Em uma chuva com taxa de recorrência (TR) de mil anos, o valor poderia subir praticamente dez vezes e chegar a 225 mm por dia, quase duas vezes o previsto para todo um mês de chuvas normais. Ao final do mês, teríamos o acumulado de mais de 1200 mm. Esse total seria o equivalente a 85% do volume esperado para todo um ano de chuvas normais (1400 mm).
Agora, entramos no cenário de projeto estrutural das barragens. Uma chuva que ocorreria a cada 10 mil anos teria um valor diário de 293 mm ou um valor mensal superior a 1500 mm (maior do que o total anual de chuvas normais).
Por sua vez, a Precipitação Máxima Possível (PMP) atingiria um valor diário de 380 mm e mensal de mais de 2000 mm. Teoricamente, esse seria o pior cenário imaginável, com bases cientificas, em relação ao volume de chuvas.
Em uma estrutura que vai armazenar volumes muito expressivos de água, o pior cenário tem de ser considerado.

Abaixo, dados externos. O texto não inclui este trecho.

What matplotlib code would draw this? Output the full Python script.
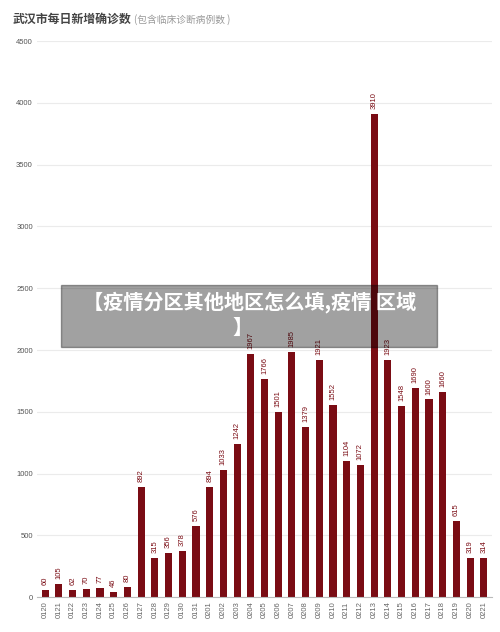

Ao se falar em uma chuva que poderá ocorrer a cada 10 mil anos, não significa que ela vai ocorrer daqui a 10 mil anos. Ele poderá ocorrer hoje ou amanhã e, depois de um período de milhares de anos, ocorrer novamente. Esse prazo é apenas uma referência da excepcionalidade dessa chuva. Mesmo assim, é importante considerar que ela vai acontecer.
O problema atual é que chuvas excepcionais têm se tornado cada vez mais frequentes. Considero que as mudanças climáticas já estão nos levando a um cenário em que chuvas antes milenares possam ocorrer com frequência bem maior.
Em quanto tempo?
Para efeitos didáticos, estou simplificando as análises. É claro que uma chuva muito intensa que ocorra durante uma ou duas horas, dependendo da área total atingida, poderá não gerar um volume suficiente para sobrecarregar uma UHE. Há que se considerar a duração de chuvas com taxa de recorrência (TR) de 10 mil anos ou em condição de Precipitação Máxima Possível. Além disso, é necessário avaliar como estava o nível de um reservatório caso ocorra uma chuva no padrão TR = 10.000 anos ou no cenário de PMP.
Portanto, tomando como base o gráfico, caso uma chuva com aproximadamente 200 mm aconteça, isso não significa que estamos em um cenário de chuvas que ocorrem a cada 1 mil ou 10 mil anos. É necessário acompanhar como isso vai se desenrolar nos dias e semanas subsequentes. Um monitoramento contínuo é feito inclusive para controlar, caso seja necessário, a abertura das comportas da UHE para dar vazão a volumes mais expressivos de água.
Expertise
Rapidamente, vejamos alguns exemplos de longevidade: Furnas tem mais de 60 anos, Sobradinho e Itaipu mais de 40 anos, Porto Primavera 25 anos. O fato de UHE projetadas há várias décadas considerarem eventos extremos e resistirem aos volumes muito expressivos de água e chuvas muito intensas mostra que temos expertise nacional para avaliar esses cenários e incluí-los no projeto de grandes estruturas.
Nesse sentido, quando falam que não é possível prever ou não há o que fazer diante de eventos extremos, constatamos que isso não procede. Há décadas que os piores cenários são prospectados e considerados no projeto e na execução de UHE. E elas estão aí, resistindo e funcionando. Temos conhecimento nacional amplamente consolidado. Por que não podemos aproveitar essa expertise em outros setores e em obras de infraestrutura?